Acceptance testing verifies that software meets its business requirements and is ready to be accepted by users or stakeholders.

Where unit and integration tests ask "does the code work," acceptance testing asks "did we build the right thing." It checks the system against the requirements a customer or product owner actually cares about, usually from the outside, in terms of user-visible behavior. Passing acceptance tests is the signal that a feature is done.

The question it answers

Acceptance testing validates against requirements, not implementation. It confirms that the agreed-upon behavior is present and correct from the user perspective. A feature can pass every unit test and still fail acceptance if it solves the wrong problem.

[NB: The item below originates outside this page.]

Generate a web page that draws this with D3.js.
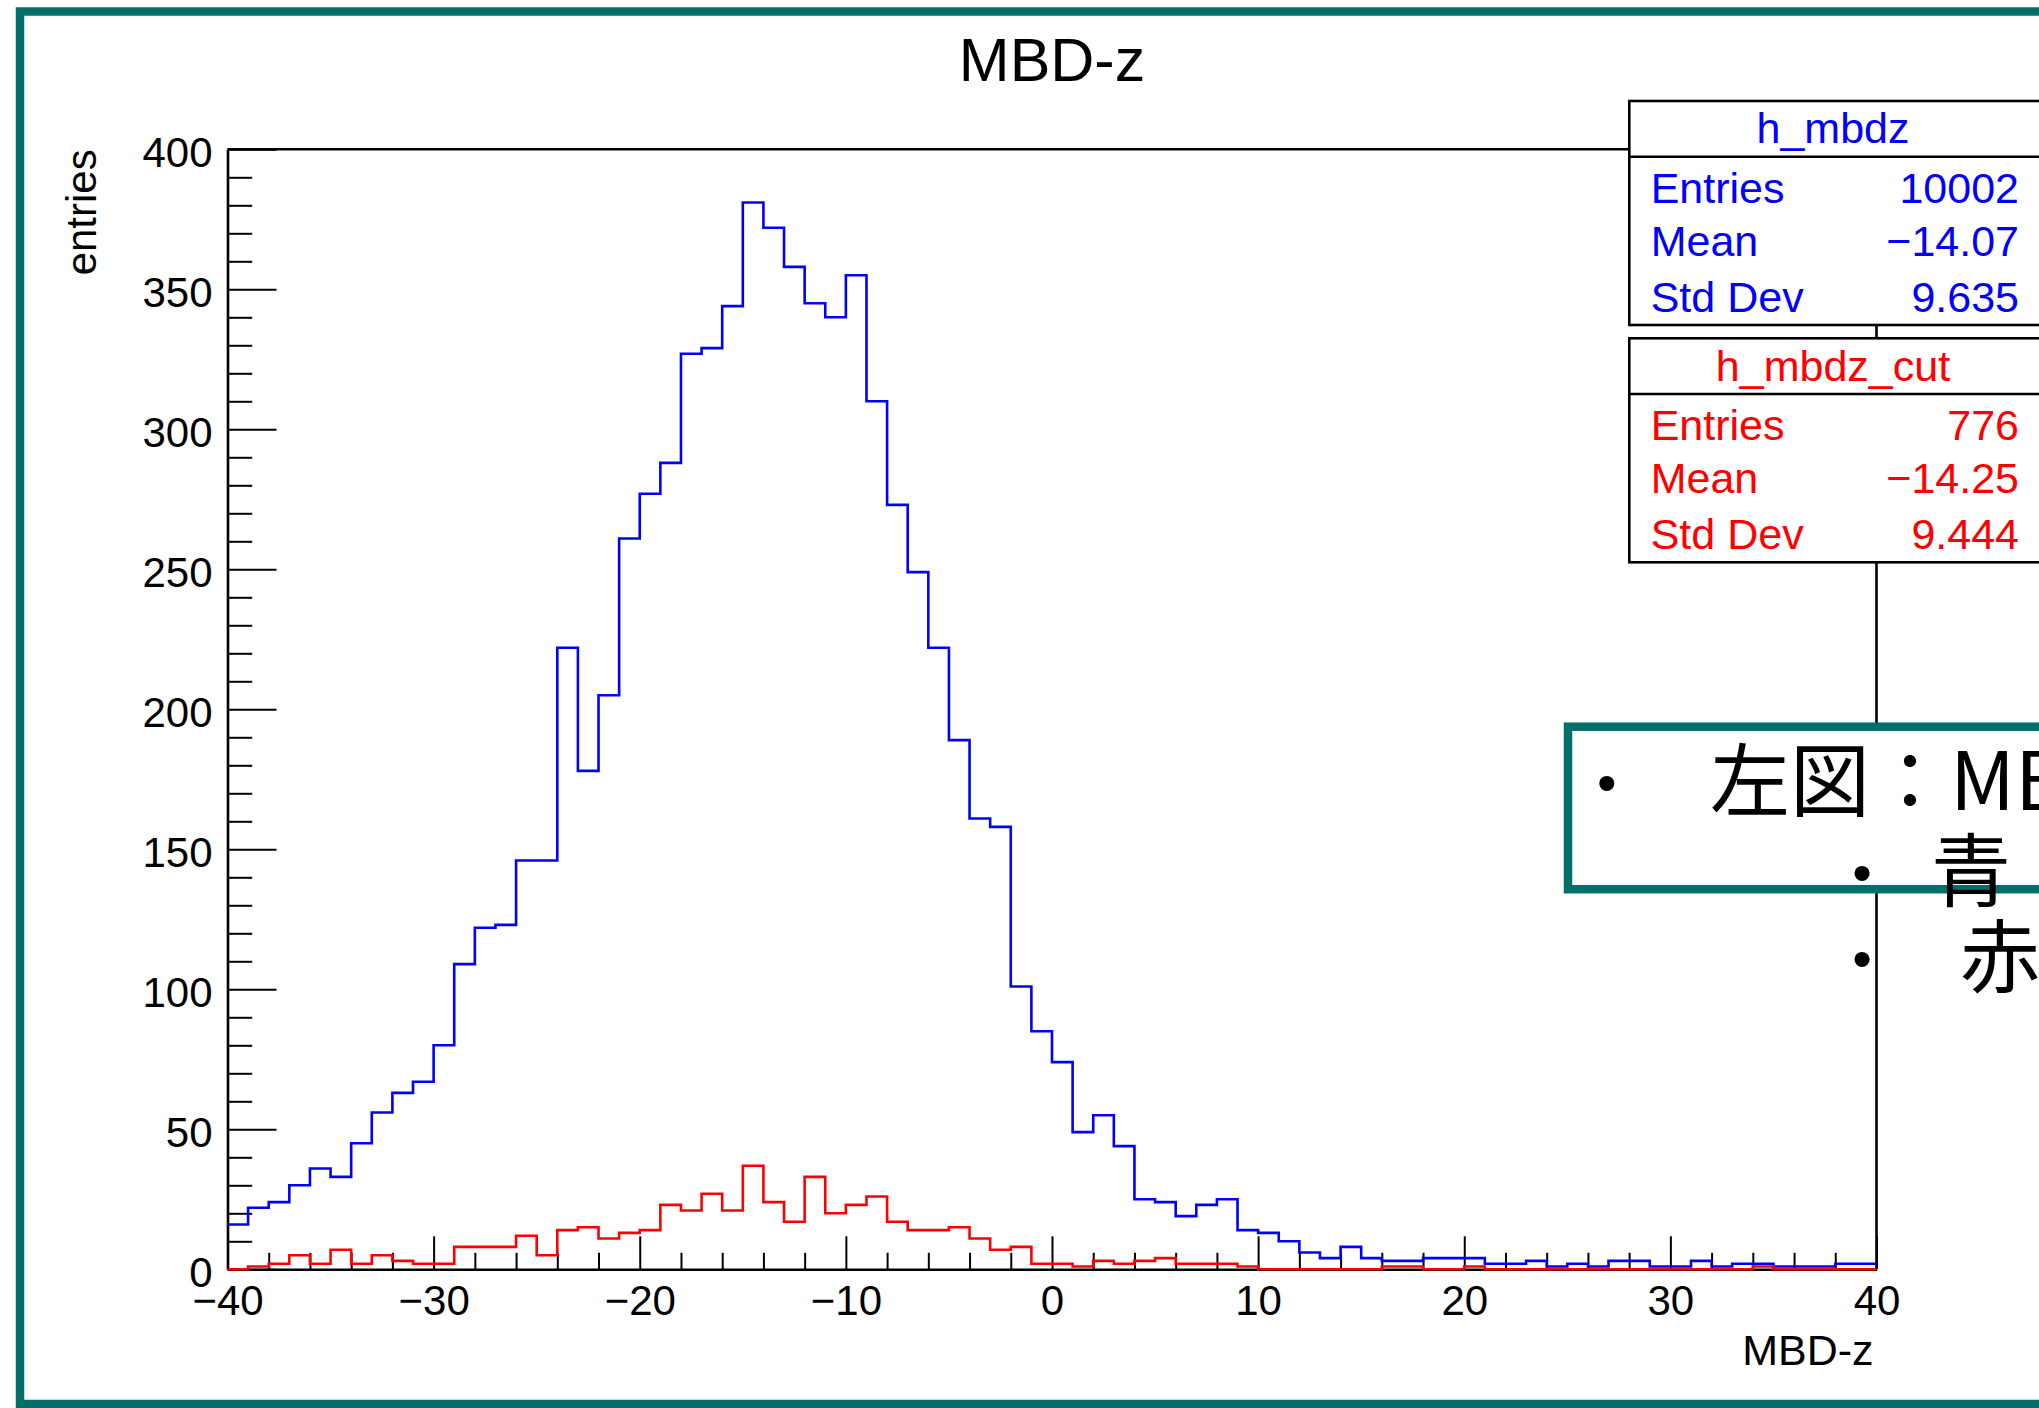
<!DOCTYPE html>
<html>
<head>
<meta charset="utf-8">
<script src="https://cdn.jsdelivr.net/npm/d3@7"></script>
<style>
  html, body { margin: 0; padding: 0; background: #ffffff; overflow: hidden; }
  svg { display: block; }
</style>
</head>
<body>
<svg id="chart" width="2039" height="1408"></svg>
<script>
// Histogram range: 80 bins of width 1 from -40 to 40
const xMin = -40;
const xMax = 40;

// Bin contents, lowest bin first (-40..-39, -39..-38, ...)
const countsAll = [
  16, 22, 24, 30, 36, 33, 45, 56, 63, 67,
  80, 109, 122, 123, 146, 146, 222, 178, 205, 261,
  277, 288, 327, 329, 344, 381, 372, 358, 345, 340,
  355, 310, 273, 249, 222, 189, 161, 158, 101, 85,
  74, 49, 55, 44, 25, 24, 19, 23, 25, 14,
  13, 10, 6, 4, 8, 4, 3, 3, 4, 4,
  4, 2, 2, 3, 1, 2, 1, 3, 3, 1,
  1, 3, 1, 2, 2, 1, 1, 1, 2, 2
];
const countsCut = [
  0, 1, 2, 5, 2, 7, 2, 5, 3, 2,
  2, 8, 8, 8, 12, 5, 14, 15, 11, 13,
  14, 23, 21, 27, 21, 37, 24, 17, 33, 20,
  23, 26, 17, 14, 14, 15, 11, 7, 8, 2,
  2, 1, 3, 2, 3, 4, 2, 2, 2, 1,
  0, 0, 0, 0, 0, 0, 1, 1, 0, 0,
  1, 0, 0, 0, 0, 0, 0, 0, 0, 0,
  0, 0, 0, 0, 1, 0, 0, 0, 0, 0
];

// Axis ticks
const xMajorTicks = [-40, -30, -20, -10, 0, 10, 20, 30, 40];
const xMinorTicks = [-38, -36, -34, -32, -28, -26, -24, -22, -18, -16, -14, -12,
                     -8, -6, -4, -2, 2, 4, 6, 8, 12, 14, 16, 18, 22, 24, 26, 28,
                     32, 34, 36, 38];
const yMajorTicks = [0, 50, 100, 150, 200, 250, 300, 350, 400];
const yMinorTicks = [10, 20, 30, 40, 60, 70, 80, 90, 110, 120, 130, 140, 160, 170, 180, 190,
                     210, 220, 230, 240, 260, 270, 280, 290, 310, 320, 330, 340,
                     360, 370, 380, 390];

// Titles
const chartTitle = "MBD-z";
const xTitle = "MBD-z";
const yTitle = "entries";

// Statistics boxes
const statLabels = ["Entries", "Mean", "Std Dev"];
const statsAllName = "h_mbdz";
const statsAllValues = ["10002", "\u221214.07", "9.635"];
const statsCutName = "h_mbdz_cut";
const statsCutValues = ["776", "\u221214.25", "9.444"];

// Slide note
const noteLines = ["左図：MBD-z分布", "青：h_mbdz", "赤：h_mbdz_cut"];

// ---------------------------------------------------------------
const FONT = "'Liberation Sans', Arial, Helvetica, sans-serif";
const TEAL = "#02706A";
const svg = d3.select("#chart");

const plot = { left: 227.5, right: 1876.5, top: 149.3, bottom: 1269.3 };
const x = d3.scaleLinear().domain([xMin, xMax]).range([plot.left, plot.right]);
const y = d3.scaleLinear().domain([0, 400]).range([plot.bottom, plot.top]);

// Outer slide frame
svg.append("rect")
  .attr("x", 20).attr("y", 11.5)
  .attr("width", 2100).attr("height", 1392.5)
  .attr("fill", "none").attr("stroke", TEAL).attr("stroke-width", 8.5);

// Title
svg.append("text")
  .attr("x", (plot.left + plot.right) / 2).attr("y", 81)
  .attr("text-anchor", "middle")
  .style("font-family", FONT).style("font-size", "61px")
  .text(chartTitle);

// X axis: minor then major ticks
const gxMinor = svg.append("g")
  .attr("transform", `translate(0,${plot.bottom})`)
  .call(d3.axisBottom(x).tickValues(xMinorTicks).tickSize(-16.5).tickSizeOuter(0).tickFormat(""));
gxMinor.select(".domain").remove();

const gx = svg.append("g")
  .attr("transform", `translate(0,${plot.bottom})`)
  .call(d3.axisBottom(x).tickValues(xMajorTicks).tickSize(-33).tickSizeOuter(0)
        .tickPadding(16).tickFormat(d3.format("d")));

// Y axis: minor then major ticks
const gyMinor = svg.append("g")
  .attr("transform", `translate(${plot.left},0)`)
  .call(d3.axisLeft(y).tickValues(yMinorTicks).tickSize(-24.7).tickSizeOuter(0).tickFormat(""));
gyMinor.select(".domain").remove();

const gy = svg.append("g")
  .attr("transform", `translate(${plot.left},0)`)
  .call(d3.axisLeft(y).tickValues(yMajorTicks).tickSize(-49).tickSizeOuter(0)
        .tickPadding(15).tickFormat(d3.format("d")));
gy.selectAll(".tick text").attr("dy", "0.4em");

[gx, gy, gxMinor, gyMinor].forEach(g => {
  g.attr("font-family", null).attr("font-size", null);
  g.selectAll(".tick line").attr("stroke", "#000").attr("stroke-width", 2);
  g.selectAll(".domain").attr("stroke", "#000").attr("stroke-width", 2.6);
  g.selectAll("text").style("font-family", FONT).style("font-size", "42px").attr("fill", "#000");
});

// Frame top and right edges
svg.append("line")
  .attr("x1", plot.left).attr("x2", plot.right)
  .attr("y1", plot.top).attr("y2", plot.top)
  .attr("stroke", "#000").attr("stroke-width", 2.6);
svg.append("line")
  .attr("x1", plot.right).attr("x2", plot.right)
  .attr("y1", plot.top).attr("y2", plot.bottom)
  .attr("stroke", "#000").attr("stroke-width", 2.6);

// Axis titles
svg.append("text")
  .attr("x", plot.right - 3).attr("y", 1365)
  .attr("text-anchor", "end")
  .style("font-family", FONT).style("font-size", "43px")
  .text(xTitle);

svg.append("text")
  .attr("transform", `translate(96,${plot.top}) rotate(-90)`)
  .attr("text-anchor", "end")
  .style("font-family", FONT).style("font-size", "42px")
  .text(yTitle);

// Histogram outlines drawn as steps over each bin
function stepPoints(counts) {
  const pts = counts.map((c, i) => [xMin + i, c]);
  pts.push([xMax, counts[counts.length - 1]]);
  return pts;
}
const stepLine = d3.line()
  .x(d => x(d[0]))
  .y(d => y(d[1]))
  .curve(d3.curveStepAfter);

svg.append("path")
  .datum(stepPoints(countsAll))
  .attr("d", stepLine)
  .attr("fill", "none").attr("stroke", "#0000FF").attr("stroke-width", 2.6);

svg.append("path")
  .datum(stepPoints(countsCut))
  .attr("d", stepLine)
  .attr("fill", "none").attr("stroke", "#FF0000").attr("stroke-width", 2.6);

// Statistics boxes
function statsBox(top, name, values, color) {
  const g = svg.append("g");
  const left = 1629.3, width = 420, height = 224;
  g.append("rect")
    .attr("x", left).attr("y", top).attr("width", width).attr("height", height)
    .attr("fill", "#fff").attr("stroke", "#000").attr("stroke-width", 2.6);
  g.append("line")
    .attr("x1", left).attr("x2", left + width)
    .attr("y1", top + 55.7).attr("y2", top + 55.7)
    .attr("stroke", "#000").attr("stroke-width", 2.6);
  g.append("text")
    .attr("x", 1833).attr("y", top + 42.3)
    .attr("text-anchor", "middle").attr("fill", color)
    .style("font-family", FONT).style("font-size", "43px")
    .text(name);
  const rowY = [101.7, 154.7, 210.7];
  statLabels.forEach((lab, i) => {
    g.append("text")
      .attr("x", 1650.7).attr("y", top + rowY[i])
      .attr("fill", color)
      .style("font-family", FONT).style("font-size", "43px")
      .text(lab);
    g.append("text")
      .attr("x", 2019).attr("y", top + rowY[i])
      .attr("text-anchor", "end").attr("fill", color)
      .style("font-family", FONT).style("font-size", "43px")
      .text(values[i]);
  });
}
statsBox(101, statsAllName, statsAllValues, "#0000FF");
statsBox(338.3, statsCutName, statsCutValues, "#FF0000");

// Note box with bullet list
const note = svg.append("g");
note.append("rect")
  .attr("x", 1568).attr("y", 726.7)
  .attr("width", 600).attr("height", 162.5)
  .attr("fill", "#fff").attr("stroke", TEAL).attr("stroke-width", 8.5);

const CJK = "'Noto Sans CJK JP', 'Noto Sans', sans-serif";
const noteRows = [
  { bulletX: 1606.7, textX: 1710, baseline: 810 },
  { bulletX: 1862,   textX: 1931, baseline: 900 },
  { bulletX: 1862,   textX: 1960, baseline: 986 }
];
noteRows.forEach((r, i) => {
  note.append("text")
    .attr("x", r.bulletX).attr("y", r.baseline - 8)
    .attr("text-anchor", "middle")
    .style("font-family", FONT).style("font-size", "56px")
    .text("•");
  note.append("text")
    .attr("x", r.textX).attr("y", r.baseline)
    .style("font-family", CJK).style("font-size", "80px")
    .text(noteLines[i]);
});
</script>
</body>
</html>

User versus automated acceptance

Acceptance testing comes in two flavors. User acceptance testing (UAT) is performed by real users or stakeholders, often manually. Automated acceptance tests encode the same requirements as runnable scenarios, frequently written in a BDD Given-When-Then style so they double as living documentation.

A quick example

An automated acceptance test describes a requirement in user terms, then drives the system to confirm it is met.

An acceptance scenario
Scenario: New user sees onboarding
  Given a brand-new account
  When the user signs in for the first time
  Then the onboarding wizard is shown

Where it sits

  • After unit and integration tests pass.
  • At the boundary between engineering and the business.
  • Often expressed as BDD scenarios for shared understanding.
  • As the gate that declares a feature truly done.

Acceptance testing in CI

Automated acceptance tests run in the pipeline like other end-to-end tests, exercising the whole system, so they are slower and occasionally flaky. Running them in parallel on fast, isolated runners and retrying transient failures keeps them dependable enough to gate a release.

Key takeaways

  • Acceptance testing checks the software meets business requirements.
  • It validates the right thing was built, from the user perspective.
  • Automated acceptance tests run in CI, often as BDD scenarios.